Este gesto de Bernardino de Campos reconhecendo o valor militar e a coragem de Pego
Júnior, convidando-o para comandar a resistência na divisa de São Paulo com Paraná, entregando-lhe os contingentes necessários, é a melhor prova
contra os catarinenses, paranaenses e florianistas, que não trepidavam de acoimar este general de covarde. "Não aceitou
o general Pego essa feliz oportunidade, que se lhe proporcionava, de restabelecer seu crédito militar. Como pretexto de tão estranha recusa, disse o
general que desejava ir ao Rio conferenciar com o Marechal, sobre interesses de suma importância para a União".
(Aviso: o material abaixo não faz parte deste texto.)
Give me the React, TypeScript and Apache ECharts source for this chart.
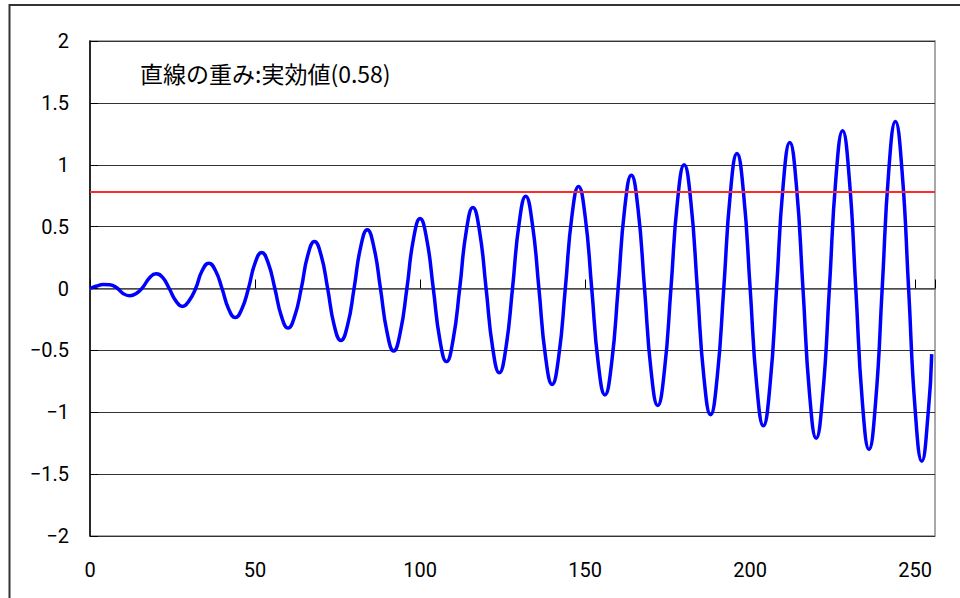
import React, { useEffect, useRef } from "react";
import * as echarts from "echarts";

// sample positions (x axis units)
const sampleX = [
  0, 2, 4, 6, 8, 10, 12, 14, 16, 18, 20, 22, 24, 26, 28, 30, 32, 34, 36, 38, 40,
  42, 44, 46, 48, 50, 52, 54, 56, 58, 60, 62, 64, 66, 68, 70, 72, 74, 76, 78, 80,
  82, 84, 86, 88, 90, 92, 94, 96, 98, 100, 102, 104, 106, 108, 110, 112, 114, 116,
  118, 120, 122, 124, 126, 128, 130, 132, 134, 136, 138, 140, 142, 144, 146, 148,
  150, 152, 154, 156, 158, 160, 162, 164, 166, 168, 170, 172, 174, 176, 178, 180,
  182, 184, 186, 188, 190, 192, 194, 196, 198, 200, 202, 204, 206, 208, 210, 212,
  214, 216, 218, 220, 222, 224, 226, 228, 230, 232, 234, 236, 238, 240, 242, 244,
  246, 248, 250, 252, 254, 255,
];

// wave values
const waveY = [
  0.0, 0.02, 0.032, 0.03, 0.008, -0.04, -0.058, -0.04, 0.01, 0.085, 0.12, 0.09,
  0.0, -0.1, -0.145, -0.1, 0.0, 0.145, 0.205, 0.145, 0.0, -0.165, -0.235, -0.165,
  0.0, 0.205, 0.29, 0.205, 0.0, -0.225, -0.32, -0.225, 0.0, 0.27, 0.38, 0.27,
  0.0, -0.3, -0.42, -0.3, 0.0, 0.335, 0.475, 0.335, 0.0, -0.355, -0.505, -0.355,
  0.0, 0.4, 0.565, 0.4, 0.0, -0.415, -0.59, -0.415, 0.0, 0.465, 0.655, 0.465,
  0.0, -0.48, -0.68, -0.48, 0.0, 0.525, 0.745, 0.525, 0.0, -0.55, -0.775, -0.55,
  0.0, 0.585, 0.825, 0.585, 0.0, -0.61, -0.86, -0.61, 0.0, 0.65, 0.915, 0.65,
  0.0, -0.67, -0.945, -0.67, 0.0, 0.71, 1.0, 0.71, 0.0, -0.72, -1.02, -0.72,
  0.0, 0.77, 1.09, 0.77, 0.0, -0.785, -1.11, -0.785, 0.0, 0.835, 1.18, 0.835,
  0.0, -0.855, -1.21, -0.855, 0.0, 0.9, 1.275, 0.9, 0.0, -0.92, -1.3, -0.92,
  0.0, 0.955, 1.35, 0.955, 0.0, -0.985, -1.395, -0.985, -0.53,
];

const rmsLevel = 0.776;
const titleText = "直線の重み:実効値(0.58)";
const xTickLabels = ["0", "50", "100", "150", "200", "250"];
const yTickLabels = ["-2", "-1.5", "-1", "-0.5", "0", "0.5", "1", "1.5", "2"];

const numFont = "Roboto, 'Noto Sans', sans-serif";

export default function App() {
  const ref = useRef<HTMLDivElement>(null);
  useEffect(() => {
    if (!ref.current) return;
    const chart = echarts.init(ref.current, undefined, { renderer: "svg" });
    const data = sampleX.map((x, i) => [x, waveY[i]]);
    chart.setOption({
      animation: false,
      backgroundColor: "#ffffff",
      grid: {
        left: 90,
        top: 41,
        right: 25,
        bottom: 62,
        show: true,
        borderColor: "#8c8c8c",
        borderWidth: 1.5,
        backgroundColor: "transparent",
      },
      graphic: [
        {
          type: "polyline",
          shape: { points: [[9.5, 598], [9.5, 5], [960, 5]] },
          style: { stroke: "#333", lineWidth: 2, fill: "none" },
          silent: true,
        },
        {
          type: "text",
          left: 140,
          top: 61,
          style: {
            text: titleText,
            font: "23px 'Noto Sans CJK JP', sans-serif",
            fill: "#000",
          },
        },
      ],
      xAxis: [
        {
          type: "value",
          min: 0,
          max: 256,
          interval: 50,
          position: "bottom",
          axisLine: { show: false, onZero: false },
          axisTick: { show: false },
          splitLine: { show: false },
          axisLabel: {
            margin: 24,
            fontSize: 20,
            color: "#000",
            fontFamily: numFont,
            showMaxLabel: false,
            formatter: (v: number) => {
              const s = String(v);
              return xTickLabels.indexOf(s) >= 0 ? s : "";
            },
          },
        },
        {
          type: "value",
          min: 0,
          max: 256,
          interval: 50,
          position: "bottom",
          axisLine: {
            show: true,
            onZero: true,
            lineStyle: { color: "#555", width: 1.5 },
          },
          axisTick: {
            show: true,
            inside: true,
            length: 9,
            lineStyle: { color: "#000", width: 1 },
          },
          axisLabel: { show: false },
          splitLine: { show: false },
        },
      ],
      yAxis: {
        type: "value",
        min: -2,
        max: 2,
        interval: 0.5,
        axisLine: { show: true, onZero: false, lineStyle: { color: "#000", width: 1.5 } },
        axisTick: { show: true, inside: true, length: 8, lineStyle: { color: "#000" } },
        splitLine: { show: true, lineStyle: { color: "#333", width: 1 } },
        axisLabel: {
          margin: 21,
          fontSize: 20,
          color: "#000",
          fontFamily: numFont,
          padding: [12, 0, 0, 0],
          formatter: (v: number) => {
            const s = String(v);
            return yTickLabels.indexOf(s) >= 0 ? s.replace("-", "\u2212") : "";
          },
        },
      },
      series: [
        {
          type: "line",
          xAxisIndex: 0,
          data,
          smooth: 0.5,
          showSymbol: false,
          symbol: "none",
          lineStyle: { color: "#0000ff", width: 3.5 },
          markLine: {
            silent: true,
            symbol: "none",
            label: { show: false },
            lineStyle: { color: "#ff2a2a", width: 2, type: "solid" },
            data: [{ yAxis: rmsLevel }],
          },
          z: 3,
        },
      ],
    });
    return () => chart.dispose();
  }, []);
  return (
    <div
      ref={ref}
      style={{ position: "absolute", left: 0, top: 0, width: 960, height: 598 }}
    />
  );
}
Segue Pego Júnior para o Rio de Janeiro, onde é preso e submetido a conselho de
guerra, decidindo o Tribunal condená-lo à morte, cuja decisão é a prova característica da incoerência: - "Não traiu à
República porque era monarquista". Floriano Peixoto, entretanto, recusou-se a assinar a sentença de morte, reduzindo-a
para trabalhos forçados, mas graças aos esforços dos amigos de Pego Júnior, indignados com a sentença, houve apelação para o Supremo Tribunal, e a
defesa, baseada nas próprias expressões de Floriano Peixoto, consegue a absolvição do condenado.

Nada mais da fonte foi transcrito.